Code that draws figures
>>>>>
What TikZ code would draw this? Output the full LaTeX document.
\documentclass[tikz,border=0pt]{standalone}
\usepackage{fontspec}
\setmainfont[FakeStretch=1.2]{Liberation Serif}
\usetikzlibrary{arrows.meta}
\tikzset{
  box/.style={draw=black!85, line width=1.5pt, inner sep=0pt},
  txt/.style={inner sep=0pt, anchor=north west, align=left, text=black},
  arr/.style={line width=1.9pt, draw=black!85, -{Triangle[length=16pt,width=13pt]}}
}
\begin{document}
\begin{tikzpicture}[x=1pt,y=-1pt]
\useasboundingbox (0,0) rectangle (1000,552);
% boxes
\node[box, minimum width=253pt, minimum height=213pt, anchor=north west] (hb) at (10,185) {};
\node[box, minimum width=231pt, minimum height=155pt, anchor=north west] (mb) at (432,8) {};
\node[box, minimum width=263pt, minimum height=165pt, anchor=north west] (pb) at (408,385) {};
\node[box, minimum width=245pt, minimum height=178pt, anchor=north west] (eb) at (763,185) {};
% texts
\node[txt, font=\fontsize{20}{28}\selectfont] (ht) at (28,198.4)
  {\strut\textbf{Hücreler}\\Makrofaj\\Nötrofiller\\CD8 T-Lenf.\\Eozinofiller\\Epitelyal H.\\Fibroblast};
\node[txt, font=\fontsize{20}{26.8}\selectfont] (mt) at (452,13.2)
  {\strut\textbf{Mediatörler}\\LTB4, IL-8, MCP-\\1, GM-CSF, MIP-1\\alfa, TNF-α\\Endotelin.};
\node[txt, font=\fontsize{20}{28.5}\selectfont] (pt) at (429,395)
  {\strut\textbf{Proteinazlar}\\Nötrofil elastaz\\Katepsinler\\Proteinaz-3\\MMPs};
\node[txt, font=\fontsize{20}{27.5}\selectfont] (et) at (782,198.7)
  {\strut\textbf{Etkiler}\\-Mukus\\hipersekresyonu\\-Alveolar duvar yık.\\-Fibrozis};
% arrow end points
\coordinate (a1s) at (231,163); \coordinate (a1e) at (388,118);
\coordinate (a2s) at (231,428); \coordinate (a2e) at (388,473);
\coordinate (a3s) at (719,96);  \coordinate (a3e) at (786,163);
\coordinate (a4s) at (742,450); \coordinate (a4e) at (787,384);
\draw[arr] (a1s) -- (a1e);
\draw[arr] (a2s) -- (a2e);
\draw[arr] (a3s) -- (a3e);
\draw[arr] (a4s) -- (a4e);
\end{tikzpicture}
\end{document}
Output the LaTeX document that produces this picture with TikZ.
<<<<<
- Problem requirements -
Transcribe all lines as written.

- Response below -
What TikZ code would draw this? Output the full LaTeX document.
\documentclass[tikz,border=0pt]{standalone}
\usepackage{fontspec}
\setmainfont[FakeStretch=1.2]{Liberation Serif}
\usetikzlibrary{arrows.meta}
\tikzset{
  box/.style={draw=black!85, line width=1.5pt, inner sep=0pt},
  txt/.style={inner sep=0pt, anchor=north west, align=left, text=black},
  arr/.style={line width=1.9pt, draw=black!85, -{Triangle[length=16pt,width=13pt]}}
}
\begin{document}
\begin{tikzpicture}[x=1pt,y=-1pt]
\useasboundingbox (0,0) rectangle (1000,552);
% boxes
\node[box, minimum width=253pt, minimum height=213pt, anchor=north west] (hb) at (10,185) {};
\node[box, minimum width=231pt, minimum height=155pt, anchor=north west] (mb) at (432,8) {};
\node[box, minimum width=263pt, minimum height=165pt, anchor=north west] (pb) at (408,385) {};
\node[box, minimum width=245pt, minimum height=178pt, anchor=north west] (eb) at (763,185) {};
% texts
\node[txt, font=\fontsize{20}{28}\selectfont] (ht) at (28,198.4)
  {\strut\textbf{Hücreler}\\Makrofaj\\Nötrofiller\\CD8 T-Lenf.\\Eozinofiller\\Epitelyal H.\\Fibroblast};
\node[txt, font=\fontsize{20}{26.8}\selectfont] (mt) at (452,13.2)
  {\strut\textbf{Mediatörler}\\LTB4, IL-8, MCP-\\1, GM-CSF, MIP-1\\alfa, TNF-α\\Endotelin.};
\node[txt, font=\fontsize{20}{28.5}\selectfont] (pt) at (429,395)
  {\strut\textbf{Proteinazlar}\\Nötrofil elastaz\\Katepsinler\\Proteinaz-3\\MMPs};
\node[txt, font=\fontsize{20}{27.5}\selectfont] (et) at (782,198.7)
  {\strut\textbf{Etkiler}\\-Mukus\\hipersekresyonu\\-Alveolar duvar yık.\\-Fibrozis};
% arrow end points
\coordinate (a1s) at (231,163); \coordinate (a1e) at (388,118);
\coordinate (a2s) at (231,428); \coordinate (a2e) at (388,473);
\coordinate (a3s) at (719,96);  \coordinate (a3e) at (786,163);
\coordinate (a4s) at (742,450); \coordinate (a4e) at (787,384);
\draw[arr] (a1s) -- (a1e);
\draw[arr] (a2s) -- (a2e);
\draw[arr] (a3s) -- (a3e);
\draw[arr] (a4s) -- (a4e);
\end{tikzpicture}
\end{document}
Output the LaTeX document that produces this picture with TikZ.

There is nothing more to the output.